I’ve now been running QuTS Hero on my TS-873A for almost 48 hours and I thought I would give some thoughts/impressions on it for anyone who is thinking about potentially migrating to this OS from the standard QTS OS. I decided I wanted to run Hero as I needed to reinstall the OS on my NAS anyhow. I wanted to take advantage of the WORM feature for storing some documents as a recent breach business system I work with was recently hit with a ransomeware attack. They got one of my PCs and attempted to access my QNAP but couldn’t. So WORM just adds another layer of security to things that I definitely need to keep.
With that, here’s my thoughts on QuTS Hero and upgrading:
1.) First of all, understand that you will start over from ground zero with QuTS Hero. You cannot backup and recover your operating system settings. This means ALL your settings for all apps, everything will be gone. You will need to re-do everything including all your preferences, what apps you have, snapshots (more on that later), backups, restores, etc.
2.) You will completely wipe out your drives when upgrading. So make sure that anything you don’t want to lose is backed up before proceeding.
3.) Since you lose all information/settings, if you use something like Hybrid Backup Sync, you won’t be able to recover your files to their original locations. You will need to recover them somewhat manually (HBS recovers the files just fine - select the “latest” backup and not everything otherwise you will recover data multiple times).
Now thoughts on QuTS Hero:
1.) For the most part it looks/feels very much like the standard QTS OS. All the same apps, etc.

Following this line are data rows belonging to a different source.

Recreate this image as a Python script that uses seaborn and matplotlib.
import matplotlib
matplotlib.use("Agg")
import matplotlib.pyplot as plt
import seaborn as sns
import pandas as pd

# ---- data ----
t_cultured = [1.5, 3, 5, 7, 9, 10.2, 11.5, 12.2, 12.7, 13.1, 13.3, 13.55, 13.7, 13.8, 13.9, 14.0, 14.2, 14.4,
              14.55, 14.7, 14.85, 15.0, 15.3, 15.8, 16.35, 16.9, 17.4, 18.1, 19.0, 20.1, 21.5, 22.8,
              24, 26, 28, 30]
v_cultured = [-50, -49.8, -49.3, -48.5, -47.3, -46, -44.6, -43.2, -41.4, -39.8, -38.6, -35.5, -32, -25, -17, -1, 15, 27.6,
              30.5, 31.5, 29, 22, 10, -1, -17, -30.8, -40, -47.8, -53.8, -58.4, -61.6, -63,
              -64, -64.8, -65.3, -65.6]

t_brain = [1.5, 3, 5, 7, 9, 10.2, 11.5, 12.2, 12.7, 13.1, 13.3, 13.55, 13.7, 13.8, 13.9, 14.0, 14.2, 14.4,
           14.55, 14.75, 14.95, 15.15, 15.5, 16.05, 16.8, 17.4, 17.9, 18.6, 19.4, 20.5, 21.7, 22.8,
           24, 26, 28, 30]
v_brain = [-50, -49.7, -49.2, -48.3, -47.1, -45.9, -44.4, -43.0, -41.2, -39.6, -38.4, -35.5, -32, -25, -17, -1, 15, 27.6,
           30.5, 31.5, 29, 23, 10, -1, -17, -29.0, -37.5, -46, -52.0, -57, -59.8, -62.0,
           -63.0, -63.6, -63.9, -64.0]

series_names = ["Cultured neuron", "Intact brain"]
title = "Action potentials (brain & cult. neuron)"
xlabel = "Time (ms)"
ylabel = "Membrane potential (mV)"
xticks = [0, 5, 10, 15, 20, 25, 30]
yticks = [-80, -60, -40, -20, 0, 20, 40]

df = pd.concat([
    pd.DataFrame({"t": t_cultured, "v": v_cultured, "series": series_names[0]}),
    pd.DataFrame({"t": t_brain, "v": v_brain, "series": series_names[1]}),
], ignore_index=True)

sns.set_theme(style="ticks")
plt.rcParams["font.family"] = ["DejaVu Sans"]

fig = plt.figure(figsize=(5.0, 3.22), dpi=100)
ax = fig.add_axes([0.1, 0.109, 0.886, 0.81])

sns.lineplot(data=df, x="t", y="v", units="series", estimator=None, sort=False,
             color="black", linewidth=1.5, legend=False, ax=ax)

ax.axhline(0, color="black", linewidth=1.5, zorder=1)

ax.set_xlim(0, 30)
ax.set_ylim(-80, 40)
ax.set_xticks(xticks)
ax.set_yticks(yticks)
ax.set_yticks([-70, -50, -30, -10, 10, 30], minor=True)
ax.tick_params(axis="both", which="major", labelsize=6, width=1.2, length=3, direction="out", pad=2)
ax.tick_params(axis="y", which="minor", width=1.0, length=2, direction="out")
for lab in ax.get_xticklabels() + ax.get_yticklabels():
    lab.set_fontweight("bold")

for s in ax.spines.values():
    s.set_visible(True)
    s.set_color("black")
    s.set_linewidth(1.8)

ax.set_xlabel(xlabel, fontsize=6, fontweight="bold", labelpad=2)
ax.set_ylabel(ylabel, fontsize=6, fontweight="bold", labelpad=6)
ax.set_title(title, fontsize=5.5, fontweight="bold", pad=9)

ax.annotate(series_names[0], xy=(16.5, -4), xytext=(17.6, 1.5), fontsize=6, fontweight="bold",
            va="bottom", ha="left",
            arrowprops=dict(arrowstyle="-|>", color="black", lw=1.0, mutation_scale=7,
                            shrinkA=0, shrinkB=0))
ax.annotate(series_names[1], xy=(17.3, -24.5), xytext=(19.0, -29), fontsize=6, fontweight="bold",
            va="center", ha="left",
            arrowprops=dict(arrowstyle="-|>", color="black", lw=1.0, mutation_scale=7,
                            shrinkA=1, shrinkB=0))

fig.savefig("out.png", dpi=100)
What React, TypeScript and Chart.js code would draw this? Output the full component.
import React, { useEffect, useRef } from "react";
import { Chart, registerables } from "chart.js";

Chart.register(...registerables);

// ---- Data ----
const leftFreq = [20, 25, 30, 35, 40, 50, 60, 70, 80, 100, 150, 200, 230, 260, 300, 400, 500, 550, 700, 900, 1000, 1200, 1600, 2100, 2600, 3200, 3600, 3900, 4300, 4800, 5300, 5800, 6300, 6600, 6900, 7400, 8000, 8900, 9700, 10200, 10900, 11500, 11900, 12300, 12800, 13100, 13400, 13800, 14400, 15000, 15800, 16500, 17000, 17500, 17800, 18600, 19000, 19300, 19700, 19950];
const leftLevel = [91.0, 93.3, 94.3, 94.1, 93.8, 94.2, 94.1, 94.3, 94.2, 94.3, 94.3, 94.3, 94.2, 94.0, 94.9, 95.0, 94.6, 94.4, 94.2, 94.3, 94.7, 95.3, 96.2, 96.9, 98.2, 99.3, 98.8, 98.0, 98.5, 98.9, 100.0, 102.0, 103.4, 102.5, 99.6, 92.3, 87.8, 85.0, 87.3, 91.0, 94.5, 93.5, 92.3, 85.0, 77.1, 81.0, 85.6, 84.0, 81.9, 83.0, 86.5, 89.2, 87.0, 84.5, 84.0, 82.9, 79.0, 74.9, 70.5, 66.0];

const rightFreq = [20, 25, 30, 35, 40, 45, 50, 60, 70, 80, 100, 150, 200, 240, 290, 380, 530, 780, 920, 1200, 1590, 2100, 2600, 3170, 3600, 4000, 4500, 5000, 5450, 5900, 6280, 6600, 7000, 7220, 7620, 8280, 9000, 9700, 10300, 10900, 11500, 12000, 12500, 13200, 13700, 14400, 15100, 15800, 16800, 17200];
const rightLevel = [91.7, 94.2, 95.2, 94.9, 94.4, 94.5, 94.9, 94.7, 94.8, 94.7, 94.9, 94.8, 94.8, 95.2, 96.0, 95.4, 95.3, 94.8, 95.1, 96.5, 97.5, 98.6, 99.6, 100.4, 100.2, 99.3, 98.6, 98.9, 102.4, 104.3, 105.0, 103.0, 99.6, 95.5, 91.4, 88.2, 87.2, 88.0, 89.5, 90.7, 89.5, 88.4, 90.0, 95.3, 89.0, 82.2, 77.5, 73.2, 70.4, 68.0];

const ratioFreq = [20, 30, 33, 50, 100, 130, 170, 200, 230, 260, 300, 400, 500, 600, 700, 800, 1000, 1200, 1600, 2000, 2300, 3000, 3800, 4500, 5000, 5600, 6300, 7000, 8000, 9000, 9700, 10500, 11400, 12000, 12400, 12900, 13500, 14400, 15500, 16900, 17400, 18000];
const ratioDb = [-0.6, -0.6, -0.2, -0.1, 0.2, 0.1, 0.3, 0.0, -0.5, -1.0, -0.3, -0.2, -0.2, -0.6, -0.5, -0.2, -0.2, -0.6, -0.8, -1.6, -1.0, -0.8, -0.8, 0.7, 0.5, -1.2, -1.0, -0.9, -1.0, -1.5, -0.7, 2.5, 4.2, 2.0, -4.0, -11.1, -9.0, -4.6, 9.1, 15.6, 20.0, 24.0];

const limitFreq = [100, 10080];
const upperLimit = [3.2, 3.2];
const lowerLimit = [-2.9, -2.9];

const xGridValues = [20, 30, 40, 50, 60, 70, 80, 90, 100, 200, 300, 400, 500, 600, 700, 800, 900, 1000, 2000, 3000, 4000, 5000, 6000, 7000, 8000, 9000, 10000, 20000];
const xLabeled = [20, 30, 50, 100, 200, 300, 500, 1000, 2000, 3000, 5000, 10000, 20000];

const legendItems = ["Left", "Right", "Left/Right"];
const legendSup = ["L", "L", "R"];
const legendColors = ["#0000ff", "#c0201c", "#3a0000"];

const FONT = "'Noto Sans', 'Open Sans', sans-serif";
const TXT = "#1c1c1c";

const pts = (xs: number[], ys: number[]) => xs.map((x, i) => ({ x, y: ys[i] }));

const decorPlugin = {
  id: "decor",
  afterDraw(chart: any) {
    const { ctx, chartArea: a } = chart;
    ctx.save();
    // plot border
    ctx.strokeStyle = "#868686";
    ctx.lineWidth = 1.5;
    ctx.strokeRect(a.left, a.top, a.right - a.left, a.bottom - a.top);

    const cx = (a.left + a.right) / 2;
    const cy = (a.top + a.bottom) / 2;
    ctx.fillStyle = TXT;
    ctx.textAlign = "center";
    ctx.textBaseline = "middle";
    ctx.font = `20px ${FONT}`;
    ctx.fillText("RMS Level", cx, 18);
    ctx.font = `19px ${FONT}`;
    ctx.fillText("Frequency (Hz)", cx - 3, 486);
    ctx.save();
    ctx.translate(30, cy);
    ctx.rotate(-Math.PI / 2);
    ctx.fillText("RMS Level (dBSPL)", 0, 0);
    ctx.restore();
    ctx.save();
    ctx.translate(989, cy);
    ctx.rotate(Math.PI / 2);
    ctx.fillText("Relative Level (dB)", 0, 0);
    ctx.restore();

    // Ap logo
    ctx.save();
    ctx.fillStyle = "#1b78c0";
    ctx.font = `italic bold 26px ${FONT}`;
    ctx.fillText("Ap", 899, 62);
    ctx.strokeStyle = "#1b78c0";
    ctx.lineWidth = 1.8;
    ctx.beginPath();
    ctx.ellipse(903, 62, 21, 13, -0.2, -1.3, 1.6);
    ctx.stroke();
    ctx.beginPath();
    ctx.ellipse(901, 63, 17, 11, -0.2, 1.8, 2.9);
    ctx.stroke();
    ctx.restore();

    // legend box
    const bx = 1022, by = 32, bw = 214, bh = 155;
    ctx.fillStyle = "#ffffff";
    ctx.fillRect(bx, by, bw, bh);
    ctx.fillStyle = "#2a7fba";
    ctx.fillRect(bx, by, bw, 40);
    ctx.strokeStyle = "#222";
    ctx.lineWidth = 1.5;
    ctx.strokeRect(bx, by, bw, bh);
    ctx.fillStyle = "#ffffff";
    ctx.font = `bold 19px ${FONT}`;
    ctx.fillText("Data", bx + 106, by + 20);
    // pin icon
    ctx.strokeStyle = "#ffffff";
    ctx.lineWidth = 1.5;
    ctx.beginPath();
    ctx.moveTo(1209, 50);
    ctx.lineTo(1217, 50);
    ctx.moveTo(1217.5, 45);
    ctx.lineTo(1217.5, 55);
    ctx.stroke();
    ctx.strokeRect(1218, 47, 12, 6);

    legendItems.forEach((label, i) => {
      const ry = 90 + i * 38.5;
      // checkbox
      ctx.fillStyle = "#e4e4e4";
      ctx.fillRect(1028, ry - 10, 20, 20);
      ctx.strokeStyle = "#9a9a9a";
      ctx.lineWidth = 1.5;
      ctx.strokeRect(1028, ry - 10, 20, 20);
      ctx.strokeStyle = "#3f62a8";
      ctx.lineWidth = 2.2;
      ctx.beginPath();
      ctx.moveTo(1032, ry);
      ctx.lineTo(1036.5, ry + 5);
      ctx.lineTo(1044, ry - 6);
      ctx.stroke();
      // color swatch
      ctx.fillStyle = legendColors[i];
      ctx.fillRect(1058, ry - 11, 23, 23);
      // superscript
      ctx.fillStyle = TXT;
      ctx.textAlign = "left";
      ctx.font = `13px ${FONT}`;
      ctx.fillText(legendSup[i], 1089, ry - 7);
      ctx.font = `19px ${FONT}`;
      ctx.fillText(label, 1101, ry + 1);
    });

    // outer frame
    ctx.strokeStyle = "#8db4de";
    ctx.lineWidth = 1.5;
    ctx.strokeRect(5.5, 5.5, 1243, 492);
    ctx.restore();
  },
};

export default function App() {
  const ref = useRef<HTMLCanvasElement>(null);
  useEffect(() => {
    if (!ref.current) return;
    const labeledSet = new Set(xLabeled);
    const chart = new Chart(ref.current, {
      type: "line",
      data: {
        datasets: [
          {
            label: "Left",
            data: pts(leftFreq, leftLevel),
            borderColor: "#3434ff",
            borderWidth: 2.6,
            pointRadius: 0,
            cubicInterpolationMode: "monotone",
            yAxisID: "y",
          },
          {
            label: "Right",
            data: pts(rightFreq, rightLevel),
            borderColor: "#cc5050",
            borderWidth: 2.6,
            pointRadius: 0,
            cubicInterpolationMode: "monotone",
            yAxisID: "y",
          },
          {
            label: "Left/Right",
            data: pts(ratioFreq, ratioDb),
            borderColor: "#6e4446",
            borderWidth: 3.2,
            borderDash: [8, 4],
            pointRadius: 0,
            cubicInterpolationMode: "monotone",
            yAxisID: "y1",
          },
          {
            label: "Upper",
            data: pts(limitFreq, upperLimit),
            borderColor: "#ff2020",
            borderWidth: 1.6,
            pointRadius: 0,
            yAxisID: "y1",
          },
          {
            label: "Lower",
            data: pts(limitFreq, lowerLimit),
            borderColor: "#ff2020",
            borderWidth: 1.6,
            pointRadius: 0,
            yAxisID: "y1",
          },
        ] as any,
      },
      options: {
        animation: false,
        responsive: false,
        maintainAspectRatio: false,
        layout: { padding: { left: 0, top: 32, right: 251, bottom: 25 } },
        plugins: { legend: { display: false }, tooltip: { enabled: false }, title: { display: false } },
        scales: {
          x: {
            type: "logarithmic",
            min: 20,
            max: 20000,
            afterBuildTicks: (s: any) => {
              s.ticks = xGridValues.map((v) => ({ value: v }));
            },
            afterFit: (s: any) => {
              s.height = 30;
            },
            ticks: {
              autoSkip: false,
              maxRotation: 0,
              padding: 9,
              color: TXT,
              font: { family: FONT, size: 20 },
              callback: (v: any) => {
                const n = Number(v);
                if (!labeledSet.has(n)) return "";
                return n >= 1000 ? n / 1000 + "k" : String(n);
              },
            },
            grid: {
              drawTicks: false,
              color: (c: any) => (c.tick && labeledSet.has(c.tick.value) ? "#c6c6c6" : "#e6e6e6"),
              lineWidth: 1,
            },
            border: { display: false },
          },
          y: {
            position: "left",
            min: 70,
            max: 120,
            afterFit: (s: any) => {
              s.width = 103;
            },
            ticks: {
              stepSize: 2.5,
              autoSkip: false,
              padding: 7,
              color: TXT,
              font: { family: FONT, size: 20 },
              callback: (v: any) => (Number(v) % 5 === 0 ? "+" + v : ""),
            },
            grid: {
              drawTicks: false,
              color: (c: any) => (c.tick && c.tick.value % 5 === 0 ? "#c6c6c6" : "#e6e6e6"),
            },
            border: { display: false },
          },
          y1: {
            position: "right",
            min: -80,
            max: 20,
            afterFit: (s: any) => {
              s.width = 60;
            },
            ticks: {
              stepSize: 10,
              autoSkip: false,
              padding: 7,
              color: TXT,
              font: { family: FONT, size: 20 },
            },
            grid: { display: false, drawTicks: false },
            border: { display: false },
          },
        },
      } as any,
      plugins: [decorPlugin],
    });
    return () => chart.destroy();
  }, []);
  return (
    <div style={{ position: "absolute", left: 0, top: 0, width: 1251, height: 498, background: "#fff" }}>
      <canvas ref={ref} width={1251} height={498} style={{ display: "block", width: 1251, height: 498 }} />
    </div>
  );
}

Same look of the UI, etc.
2.) The biggest difference is in storage. And I’ll explain these differences as best I can.
First of all, the ZFS format seems to use a bit more space in the formatting process you you have less actual storage space available. My main array is a RAID 5 consisting of four 10TB drives. I swear that previously, I had a total storage space of about 28TB, but under ZFS it’s about 26 TB. I still haven’t fully wrapped my head around this but it seems like you will lose some amount of storage space over EXT4 used by QTS.
Second, the way shared folders are done is completely different. This, to me, is the biggest change in QuTS Hero. Shared folders are now created in Storage and Snapshots and are treated like actual storage volumes. You now have to set a storage size for the share. And you set individual things like compression and deduplication, etc. And you can perform snapshots on individual shared folders in addition to snapshots of the entire storage pool. I’m not entirely certain yet what benefit you get from doing snapshots of shared folders vs. the entire pool. And you can set if the shared folder is thick (meaning all the space is allocated to it at once) or thin. This whole quota allocation for shared folders is a bit of a paradigm shift. But for extremely large storage spaces (like QuTS can handle), I guess it make sense as in a large environment you can more easily manage that storage space.
Anyhow, beyond that, I haven’t seen too much difference yet. I have been busy transferring data and getting things back up to speed. Just wanted to post my observations.
Edit: One other cool thing about shared folders in QuTS Hero is that you can set different block sizes. So if your share has a lot of large video files, you can set a 128K block size. If it’s a lot of smaller sizes, you can set a block size down to 4K. That’s actually a really cool feature and can help to save storage space since smaller files don’t need to take up an entirely 128K block when they are maybe 8K in size.